What Is Family Baggage?
Family baggage is the accumulation of family history stories, pain, and traumas we carry. We all have it. It’s normal and natural and exploring it is a gateway to healing. We hold family history deep within our bones, our hearts, and our psyches. Family baggage can be passed on for generations from years before we even knew our ancestors. It could be from our cultures and our family dynamics, the marriage between our mom and dads and their families coming together. Family baggage doesn’t only show up in the form of anger and resentment. It can show up in a way that we’ve adopted specific roles and responsibilities as well. Unconscious agreements that we don’t even realize that we’ve made since the time we were children.
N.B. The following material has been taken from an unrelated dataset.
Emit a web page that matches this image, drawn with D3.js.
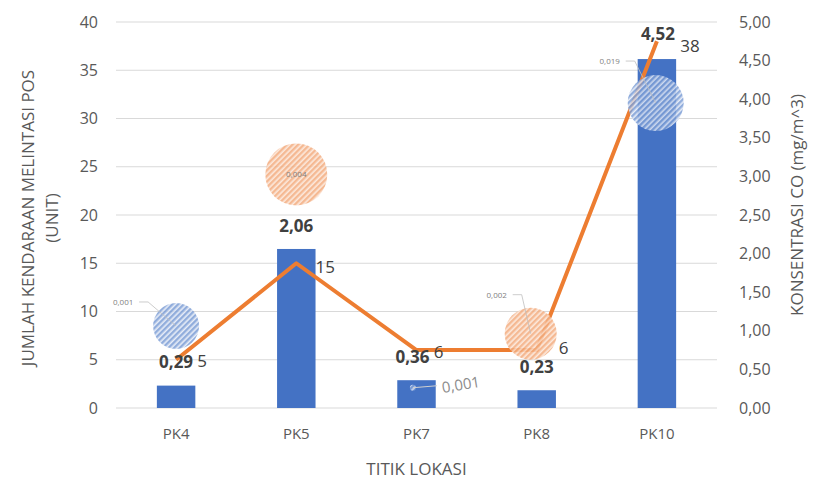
<!DOCTYPE html>
<html>
<head>
<meta charset="utf-8">
<script src="https://cdn.jsdelivr.net/npm/d3@7"></script>
<style>
  body { margin: 0; background: #fff; }
  svg text { font-family: "Open Sans", "Liberation Sans", sans-serif; }
</style>
</head>
<body>
<div id="chart"></div>
<script>
// data
let categories = ["PK4", "PK5", "PK7", "PK8", "PK10"];
let coValues = [0.29, 2.06, 0.36, 0.23, 4.52];        // bars, right axis
let coLabels = ["0,29", "2,06", "0,36", "0,23", "4,52"];
let vehicles = [5, 15, 6, 6, 38];                       // line, left axis
// bubble series (x in category units, y in left axis units)
let bubbleX = [0.0, 1.0, 1.97, 2.95, 3.99];
let bubbleY = [8.5, 24.2, 2.1, 7.7, 31.6];
let bubbleSize = [23, 31, 3, 26, 28];
let bubbleLabels = ["0,001", "0,004", "0,001", "0,002", "0,019"];
let bubbleColor = ["blue", "orange", "blue", "orange", "blue"];
let leftTicks = [0, 5, 10, 15, 20, 25, 30, 35, 40];
let rightTicks = [0, 0.5, 1, 1.5, 2, 2.5, 3, 3.5, 4, 4.5, 5];

let width = 814, height = 482;
let margin = {top: 22, right: 97, bottom: 74, left: 116};

let svg = d3.select("#chart").append("svg")
    .attr("width", width)
    .attr("height", height);

let defs = svg.append("defs");
let makeHatch = (id, bg, stroke) => {
    let p = defs.append("pattern")
        .attr("id", id)
        .attr("patternUnits", "userSpaceOnUse")
        .attr("width", 4)
        .attr("height", 4)
        .attr("patternTransform", "rotate(45)");
    p.append("rect").attr("width", 4).attr("height", 4).attr("fill", bg);
    p.append("rect").attr("width", 2.4).attr("height", 4).attr("fill", stroke);
};
makeHatch("hatch-blue", "#e4eaf6", "#7e9fd6");
makeHatch("hatch-orange", "#fce6d8", "#f3ad80");

let x = d3.scaleBand()
    .domain(categories)
    .range([margin.left, width - margin.right])
    .paddingInner(0.68)
    .paddingOuter(0.34);

let step = x.step();
let xNum = (v) => x(categories[0]) + x.bandwidth() / 2 + v * step;

let yLeft = d3.scaleLinear().domain([0, 40]).range([height - margin.bottom, margin.top]);
let yRight = d3.scaleLinear().domain([0, 5]).range([height - margin.bottom, margin.top]);

// gridlines
svg.append("g")
    .selectAll("line")
    .data(leftTicks)
    .enter().append("line")
    .attr("x1", margin.left)
    .attr("x2", width - margin.right)
    .attr("y1", (d) => yLeft(d))
    .attr("y2", (d) => yLeft(d))
    .attr("stroke", "#d9d9d9")
    .attr("stroke-width", 1);

// left axis
let leftAxis = svg.append("g")
    .attr("transform", "translate(" + margin.left + ",0)")
    .call(d3.axisLeft(yLeft).tickValues(leftTicks).tickSize(0).tickPadding(18));
leftAxis.select(".domain").remove();
leftAxis.selectAll("text").attr("fill", "#595959").style("font-size", "16px");

// right axis
let rightAxis = svg.append("g")
    .attr("transform", "translate(" + (width - margin.right) + ",0)")
    .call(d3.axisRight(yRight).tickValues(rightTicks).tickSize(0).tickPadding(22)
        .tickFormat((d) => d3.format(".2f")(d).replace(".", ",")));
rightAxis.select(".domain").remove();
rightAxis.selectAll("text").attr("fill", "#595959").style("font-size", "16px");

// bottom axis
let bottomAxis = svg.append("g")
    .attr("transform", "translate(0," + (height - margin.bottom) + ")")
    .call(d3.axisBottom(x).tickSize(0).tickPadding(20));
bottomAxis.select(".domain").remove();
bottomAxis.selectAll("text").attr("fill", "#595959").style("font-size", "15px");

// bars
svg.append("g")
    .selectAll("rect")
    .data(coValues)
    .enter().append("rect")
    .attr("x", (d, i) => x(categories[i]))
    .attr("y", (d) => yRight(d))
    .attr("width", x.bandwidth())
    .attr("height", (d) => yRight(0) - yRight(d))
    .attr("fill", "#4472c4");

// line
let line = d3.line()
    .x((d, i) => x(categories[i]) + x.bandwidth() / 2)
    .y((d) => yLeft(d));

svg.append("path")
    .datum(vehicles)
    .attr("d", line)
    .attr("fill", "none")
    .attr("stroke", "#ed7d31")
    .attr("stroke-width", 4)
    .attr("stroke-linejoin", "round");

// bubbles
svg.append("g")
    .selectAll("circle")
    .data(bubbleSize)
    .enter().append("circle")
    .attr("cx", (d, i) => xNum(bubbleX[i]))
    .attr("cy", (d, i) => yLeft(bubbleY[i]))
    .attr("r", (d) => d)
    .attr("fill", (d, i) => "url(#hatch-" + bubbleColor[i] + ")")
    .attr("opacity", 0.85);

// bubble labels with leader lines
let bubbleOffsets = [[-53, -21], [0, 0], [48, -3], [-34, -36], [-46, -39]];
let labelG = svg.append("g");
bubbleSize.forEach((r, i) => {
    let cx = xNum(bubbleX[i]), cy = yLeft(bubbleY[i]);
    let off = bubbleOffsets[i];
    let lx = cx + off[0], ly = cy + off[1];
    if (i === 0 || i === 3 || i === 4) {
        labelG.append("polyline")
            .attr("points", [[lx + 16, ly - 3], [lx + 25, ly - 3], [cx, cy]].join(" "))
            .attr("fill", "none")
            .attr("stroke", "#bfbfbf")
            .attr("stroke-width", 0.8);
    }
    if (i === 2) {
        labelG.append("line")
            .attr("x1", cx).attr("y1", cy)
            .attr("x2", lx - 24).attr("y2", ly + 1)
            .attr("stroke", "#d0d0d0")
            .attr("stroke-width", 1);
        labelG.append("text")
            .attr("transform", "translate(" + lx + "," + ly + ") rotate(-9)")
            .attr("text-anchor", "middle")
            .attr("dy", "0.35em")
            .attr("fill", "#8c8c8c")
            .style("font-size", "15px")
            .text(bubbleLabels[i]);
    } else {
        labelG.append("text")
            .attr("x", lx)
            .attr("y", ly)
            .attr("text-anchor", "middle")
            .attr("dy", i === 1 ? "0.35em" : "0")
            .attr("fill", "#7f7f7f")
            .style("font-size", "8px")
            .text(bubbleLabels[i]);
    }
});

// bar labels (bold)
let barLabelOffsets = [[0, -18], [0, -17], [-4, -17], [0, -17], [1, -19]];
svg.append("g")
    .selectAll("text")
    .data(coLabels)
    .enter().append("text")
    .attr("x", (d, i) => x(categories[i]) + x.bandwidth() / 2 + barLabelOffsets[i][0])
    .attr("y", (d, i) => yRight(coValues[i]) + barLabelOffsets[i][1])
    .attr("text-anchor", "middle")
    .attr("fill", "#404040")
    .style("font-size", "17px")
    .style("font-weight", "bold")
    .text((d) => d);

// line labels
let lineLabelOffsets = [[26, 7], [29, 10], [22, 8], [27, 4], [33, 11]];
svg.append("g")
    .selectAll("text")
    .data(vehicles)
    .enter().append("text")
    .attr("x", (d, i) => x(categories[i]) + x.bandwidth() / 2 + lineLabelOffsets[i][0])
    .attr("y", (d, i) => yLeft(d) + lineLabelOffsets[i][1])
    .attr("text-anchor", "middle")
    .attr("fill", "#404040")
    .style("font-size", "17px")
    .text((d) => d);

// axis titles
svg.append("text")
    .attr("transform", "translate(28,218) rotate(-90)")
    .attr("text-anchor", "middle")
    .attr("fill", "#595959")
    .style("font-size", "17px")
    .selectAll("tspan")
    .data(["JUMLAH KENDARAAN MELINTASI POS", "(UNIT)"])
    .enter().append("tspan")
    .attr("x", 0)
    .attr("dy", (d, i) => i === 0 ? "0.35em" : "1.4em")
    .text((d) => d);

svg.append("text")
    .attr("transform", "translate(797,205) rotate(-90)")
    .attr("text-anchor", "middle")
    .attr("dy", "0.35em")
    .attr("fill", "#595959")
    .style("font-size", "17px")
    .text("KONSENTRASI CO (mg/m^3)");

svg.append("text")
    .attr("x", (margin.left + width - margin.right) / 2)
    .attr("y", 475)
    .attr("text-anchor", "middle")
    .attr("fill", "#595959")
    .style("font-size", "17px")
    .text("TITIK LOKASI");
</script>
</body>
</html>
All of this can be family baggage.
Examples of Family Baggage
Examples of family baggage are: accumulated physical, verbal, emotional, psychological, and sexual abuse. Abandonment. An lack of physical, emotional, and psychological safety. If your parents were abusive, if a family member abused you, that wasn’t your parents, and your parents refused to hold them accountable or told you that you were lying or took your uncle’s side instead of yours. When there is that lack of responsibility and ownership, that leaves us with the burden to carry as our own. We carry that shit in so many ways and don’t even realize it.
Why Should I Address Family Baggage?
Family baggage can be carried consciously and unconsciously. We may actively feel resentful and angry, and we may also unconsciously repeat roles and allow limiting beliefs to play out. We may hold on to roles and responsibilities that do not serve us. For the longest time, I felt a lot of burden and baggage, and I put a lot of stress on myself because my mom, for so many years, ingrained in me, that all she wants from me is a child, and she cries about and then I just feel guilty. I grappled with that for so many years, and being able to let go of that responsibility, being able to let go of that baggage, that burden, it’s set me free on so many levels, and it’s allowed me to make more impact in my life.
What is the Victim Triangle?
So, in my family, that “victim triangle” played out every which way and every combination possible. In the “Victim triangle” the roles are “the victim”, “the rescuer”, and “the persecutor”. In my situation, my dad was the “persecutor,” and mom was the “rescuer.” There was always some kind of “victim triangle” playing out. We may not even realize we end up playing that shit out in our own lives, getting into relationships where we’re the “victim.” We’re the “rescuer.” We’re the “persecutor.” So if you find yourself being a “fixer,” or a “rescuer,” that is you participating in a “victim triangle.” If you find yourself being a “victim” all the time, obviously that too. And then if you also find yourself being the one that’s always “persecuting,” same shit, you’re participating in that “drama trauma.”
How Does Family Baggage Play Out?
- Resentment, Anger, and Avoidance
- Struggles within intimate relationships
- Feelings of inadequacy
- Feeling responsible for other people’s well being
- Being the caretaker or playing adult roles as a child
- Chronic avoidance
- Being afraid to show up and speak up
- People pleasing
- Compromising of boundaries or inability to say no
- Participating in conversations or events against our will
How Do I Heal My Family Baggage?
Anger is poison. Resentment is death. Acknowledge what needs resolution, what still feels painful, and what still needs healing. Write letters, burn letters. I know some of these steps almost seem like they’re too simple, but they’re not. This is what gets it out and can help us move through. I’ve written so many letters. To exes, unhealthy relationships, my parents. I’ve written them, and I’ve burned them almost like a ritual of letting go. “This no longer serves me. I don’t wanna hold onto this anger anymore. It doesn’t serve me. I don’t want that shit.” I’m trying to live a long, healthy, prosperous life. So if I wanna live that long, healthy, rich life, I’m not gonna let anger and resentment get in the way of that.